January 28, 2008

Political Speeches

Category: Politics :: Permalink

It’s election year here in the United States, and I’m sure some of my readers are already tired of the speeches, campaigns, phone calls, and so forth to which they have been subjected.  On this subject, as on so many others, G. K. Chesterton had something to say.  (The Buffs and the Blues to which he refers, by the way, were the two political parties in the town of Eatanswill in Charles Dickens’ novel The Pickwick Papers, though here they represent any two political parties.)

A party meeting is frequently a machine for the cooling of party ardour.  A man comes to a Buff meeting already an enthusiastic Buffer; if he were not an absurdly enthusiastic Buffer he would not come.  The first three speeches, let us say, increase his Buff enthusiasm.  The great eternal Buff verities can bear being said at least three times.  When said the fourth time they detain and worry him.  Said the fifth time they bore him.  Said the sixth time they enrage him.  By the seventh or eighth time the Buff verities have been said he does not believe in the Buff verities at all.  He has, in every sense of the word, gone over to the Blues.

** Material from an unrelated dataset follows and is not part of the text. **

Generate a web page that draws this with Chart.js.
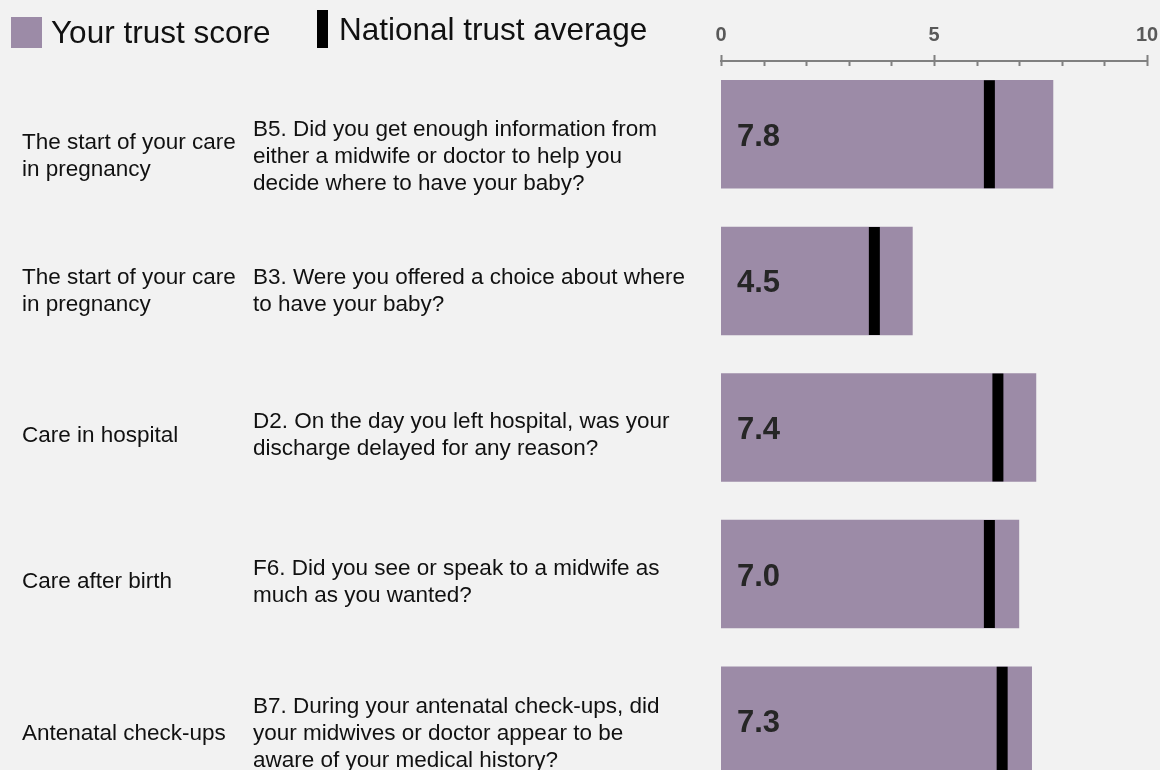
<!DOCTYPE html>
<html>
<head>
<meta charset="utf-8">
<script src="https://cdn.jsdelivr.net/npm/chart.js@4"></script>
<style>
    html, body { margin: 0; padding: 0; background: #f2f2f2; overflow: hidden; }
    #wrap { position: relative; width: 1160px; height: 794px; }
</style>
</head>
<body>
<div id="wrap"><canvas id="chart"></canvas></div>
<script>
// data
const sections = [
    ['The start of your care', 'in pregnancy'],
    ['The start of your care', 'in pregnancy'],
    ['Care in hospital'],
    ['Care after birth'],
    ['Antenatal check-ups']
];
const questions = [
    ['B5. Did you get enough information from', 'either a midwife or doctor to help you', 'decide where to have your baby?'],
    ['B3. Were you offered a choice about where', 'to have your baby?'],
    ['D2. On the day you left hospital, was your', 'discharge delayed for any reason?'],
    ['F6. Did you see or speak to a midwife as', 'much as you wanted?'],
    ['B7. During your antenatal check-ups, did', 'your midwives or doctor appear to be', 'aware of your medical history?']
];
const trustScores = [7.8, 4.5, 7.4, 7.0, 7.3];
const nationalAverage = [6.3, 3.6, 6.5, 6.3, 6.6];
const axisLabels = [0, 5, 10];

const barColor = '#9c8ba7';
const FONT = '"Liberation Sans", Arial, sans-serif';
// vertical shift of the text block against the bar centre, per row
const textShift = [22, 10, 8, 8, 13];

const decorPlugin = {
    id: 'decor',
    afterDatasetsDraw(chart) {
        const ctx = chart.ctx;
        const x = chart.scales.x;
        const y = chart.scales.y;
        ctx.save();

        // tick marks under the axis line
        const axisY = chart.chartArea.top;
        ctx.strokeStyle = '#808080';
        ctx.lineWidth = 2;
        for (let v = 0; v <= 10; v++) {
            const px = Math.round(x.getPixelForValue(v)) + 0.5;
            const major = axisLabels.includes(v);
            ctx.beginPath();
            ctx.moveTo(px, major ? axisY - 6 : axisY);
            ctx.lineTo(px, axisY + 5);
            ctx.stroke();
        }

        // value labels inside bars
        const bars = chart.getDatasetMeta(0).data;
        ctx.fillStyle = '#262626';
        ctx.font = 'bold 31px ' + FONT;
        ctx.textAlign = 'left';
        ctx.textBaseline = 'alphabetic';
        bars.forEach((bar, i) => {
            ctx.fillText(trustScores[i].toFixed(1), bar.base + 16, bar.y + 11.5);
        });

        // row texts
        ctx.fillStyle = '#111111';
        ctx.font = '22.5px ' + FONT;
        ctx.textBaseline = 'middle';
        const lh = 27;
        sections.forEach((sec, i) => {
            const cy = y.getPixelForValue(i) + textShift[i];
            const q = questions[i];
            const qTop = cy - (q.length - 1) * lh / 2;
            q.forEach((line, k) => ctx.fillText(line, 253, qTop + k * lh));
            const sTop = cy - (sec.length - 1) * lh / 2;
            sec.forEach((line, k) => ctx.fillText(line, 22, sTop + k * lh));
        });

        // legend
        ctx.fillStyle = barColor;
        ctx.fillRect(11, 17, 31, 31);
        ctx.fillStyle = '#000000';
        ctx.fillRect(317, 10, 11, 38);
        ctx.fillStyle = '#111111';
        ctx.font = '31.5px ' + FONT;
        ctx.textBaseline = 'alphabetic';
        ctx.fillText('Your trust score', 51, 43);
        ctx.fillText('National trust average', 339, 39.5);

        ctx.restore();
    }
};

new Chart(document.getElementById('chart'), {
    type: 'bar',
    data: {
        labels: sections.map(s => s.join(' ')),
        datasets: [
            {
                label: 'Your trust score',
                data: trustScores,
                backgroundColor: barColor,
                barPercentage: 0.74,
                categoryPercentage: 1,
                order: 2
            },
            {
                type: 'line',
                label: 'National trust average',
                indexAxis: 'y',
                data: nationalAverage,
                showLine: false,
                pointStyle: 'line',
                pointRotation: 90,
                pointRadius: 54,
                pointHoverRadius: 54,
                pointBorderWidth: 11,
                pointHoverBorderWidth: 11,
                pointBorderColor: '#000000',
                pointBackgroundColor: '#000000',
                order: 1
            }
        ]
    },
    options: {
        indexAxis: 'y',
        responsive: true,
        maintainAspectRatio: false,
        animation: false,
        events: [],
        layout: {
            autoPadding: false,
            padding: { left: 721, right: 13, top: 0, bottom: 0 }
        },
        plugins: {
            legend: { display: false },
            tooltip: { enabled: false }
        },
        scales: {
            x: {
                position: 'top',
                min: 0,
                max: 10,
                afterFit: (scale) => {
                    scale.height = 61;
                    scale.paddingRight = 12;
                },
                ticks: {
                    stepSize: 1,
                    autoSkip: false,
                    maxRotation: 0,
                    padding: 14,
                    color: '#595959',
                    font: { family: FONT, size: 20, weight: 'bold' },
                    callback: (v) => axisLabels.includes(v) ? String(v) : ''
                },
                grid: { display: false, drawTicks: false },
                border: { display: true, color: '#808080', width: 2 }
            },
            y: {
                display: false,
                grid: { display: false }
            }
        }
    },
    plugins: [decorPlugin]
});
</script>
</body>
</html>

This is a psychological perversity which it would be well for practical politicians and wirepullers to realise much more seriously than they do.  Tell a man the enemies’ opinions as often as you like.  The more often he hears them, the more monstrous and bizarre they will appear to him.  Tell a man the absurd opinions of his opponent again and yet again, if you will.  But beware of often telling him his own opinions.  When he has heard his own opinions for the nine hundred and ninety-ninth time, he may suddenly scream and adopt some other opinions.  State the wrong views, but be a little afraid of stating the right views.  Exaggerations, fallacies, false statements are in their nature vulgar, and grow familiar every time they are mentioned; as does the vulgar refrain of a music-hall song.  But the truth is sacred; and if you tell the truth too often nobody will believe it. — G. K. Chesterton, “On Long Speeches and Truth,”  Collected Works 27: The Illustrated London News 1905-1907, pp. 130-131 (paragraph break added).